_Data segment_

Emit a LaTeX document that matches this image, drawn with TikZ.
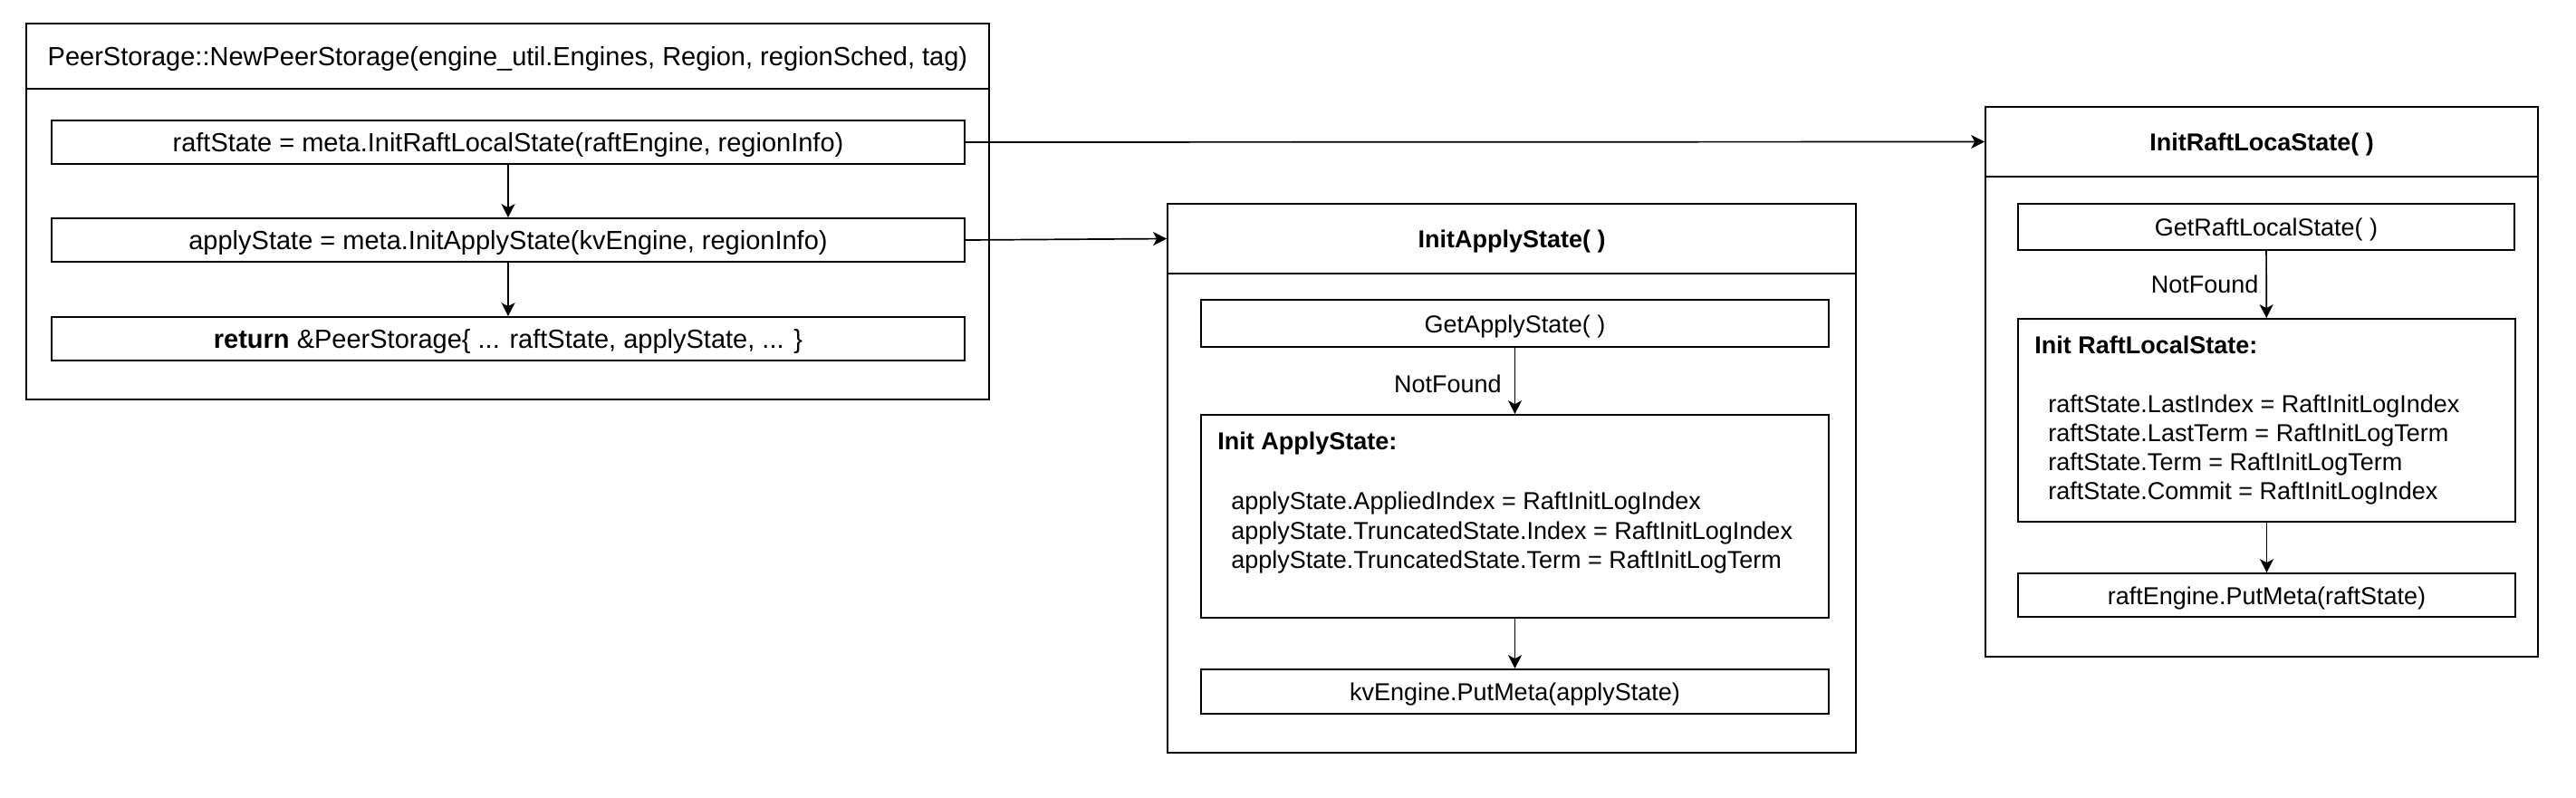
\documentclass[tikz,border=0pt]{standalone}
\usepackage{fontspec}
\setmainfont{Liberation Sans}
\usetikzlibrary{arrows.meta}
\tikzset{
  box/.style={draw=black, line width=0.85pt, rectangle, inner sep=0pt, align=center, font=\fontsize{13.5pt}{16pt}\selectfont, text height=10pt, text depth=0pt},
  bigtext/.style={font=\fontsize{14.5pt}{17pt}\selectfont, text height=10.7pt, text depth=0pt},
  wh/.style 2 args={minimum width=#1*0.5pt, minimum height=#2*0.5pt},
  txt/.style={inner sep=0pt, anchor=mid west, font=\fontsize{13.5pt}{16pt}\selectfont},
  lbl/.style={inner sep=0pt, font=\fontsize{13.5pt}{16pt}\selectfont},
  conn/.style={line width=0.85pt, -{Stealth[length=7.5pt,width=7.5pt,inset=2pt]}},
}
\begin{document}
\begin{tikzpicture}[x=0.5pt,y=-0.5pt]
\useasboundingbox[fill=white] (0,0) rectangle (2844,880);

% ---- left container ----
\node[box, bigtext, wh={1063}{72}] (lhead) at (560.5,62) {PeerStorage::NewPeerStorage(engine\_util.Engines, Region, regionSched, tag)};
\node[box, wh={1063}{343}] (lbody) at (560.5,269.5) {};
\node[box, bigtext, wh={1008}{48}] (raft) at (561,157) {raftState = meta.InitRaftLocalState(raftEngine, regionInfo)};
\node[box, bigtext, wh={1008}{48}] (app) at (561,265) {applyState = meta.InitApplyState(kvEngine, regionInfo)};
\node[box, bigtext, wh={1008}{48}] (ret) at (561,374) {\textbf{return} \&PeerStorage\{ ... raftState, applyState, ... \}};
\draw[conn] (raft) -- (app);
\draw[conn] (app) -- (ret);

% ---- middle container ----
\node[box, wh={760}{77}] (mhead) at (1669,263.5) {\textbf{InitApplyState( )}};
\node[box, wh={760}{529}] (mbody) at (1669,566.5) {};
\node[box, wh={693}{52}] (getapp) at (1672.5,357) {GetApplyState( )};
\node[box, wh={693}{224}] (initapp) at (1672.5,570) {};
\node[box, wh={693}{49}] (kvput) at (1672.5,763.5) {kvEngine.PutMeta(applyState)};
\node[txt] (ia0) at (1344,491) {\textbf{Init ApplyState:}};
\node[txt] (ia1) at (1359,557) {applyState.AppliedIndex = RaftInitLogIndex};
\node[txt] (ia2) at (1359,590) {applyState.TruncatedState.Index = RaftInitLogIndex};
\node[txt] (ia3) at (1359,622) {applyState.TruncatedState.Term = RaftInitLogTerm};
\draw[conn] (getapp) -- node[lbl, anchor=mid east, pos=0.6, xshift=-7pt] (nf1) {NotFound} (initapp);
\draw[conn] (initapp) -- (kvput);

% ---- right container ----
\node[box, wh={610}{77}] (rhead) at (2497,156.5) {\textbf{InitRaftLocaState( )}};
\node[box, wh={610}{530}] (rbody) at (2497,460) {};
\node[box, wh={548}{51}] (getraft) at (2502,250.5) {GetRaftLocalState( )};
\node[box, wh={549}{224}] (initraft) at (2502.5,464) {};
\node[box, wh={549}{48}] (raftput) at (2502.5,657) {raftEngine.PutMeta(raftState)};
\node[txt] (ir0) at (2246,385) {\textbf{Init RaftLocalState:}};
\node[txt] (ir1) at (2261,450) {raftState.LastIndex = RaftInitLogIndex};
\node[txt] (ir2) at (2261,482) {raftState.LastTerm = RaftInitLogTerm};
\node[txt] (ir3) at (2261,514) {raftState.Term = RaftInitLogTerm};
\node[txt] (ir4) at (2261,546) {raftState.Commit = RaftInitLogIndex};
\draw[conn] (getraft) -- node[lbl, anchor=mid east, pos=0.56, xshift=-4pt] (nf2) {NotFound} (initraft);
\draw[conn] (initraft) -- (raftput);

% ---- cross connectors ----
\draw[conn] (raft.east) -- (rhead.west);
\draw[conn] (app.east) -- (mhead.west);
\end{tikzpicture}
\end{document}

_Description of the task_
Please extract exactly the lines of the data, from the first through the line containing "(0,0) rectangle (2844,880);", and add no pictures to the copy.

_Response_
Emit a LaTeX document that matches this image, drawn with TikZ.
\documentclass[tikz,border=0pt]{standalone}
\usepackage{fontspec}
\setmainfont{Liberation Sans}
\usetikzlibrary{arrows.meta}
\tikzset{
  box/.style={draw=black, line width=0.85pt, rectangle, inner sep=0pt, align=center, font=\fontsize{13.5pt}{16pt}\selectfont, text height=10pt, text depth=0pt},
  bigtext/.style={font=\fontsize{14.5pt}{17pt}\selectfont, text height=10.7pt, text depth=0pt},
  wh/.style 2 args={minimum width=#1*0.5pt, minimum height=#2*0.5pt},
  txt/.style={inner sep=0pt, anchor=mid west, font=\fontsize{13.5pt}{16pt}\selectfont},
  lbl/.style={inner sep=0pt, font=\fontsize{13.5pt}{16pt}\selectfont},
  conn/.style={line width=0.85pt, -{Stealth[length=7.5pt,width=7.5pt,inset=2pt]}},
}
\begin{document}
\begin{tikzpicture}[x=0.5pt,y=-0.5pt]
\useasboundingbox[fill=white] (0,0) rectangle (2844,880);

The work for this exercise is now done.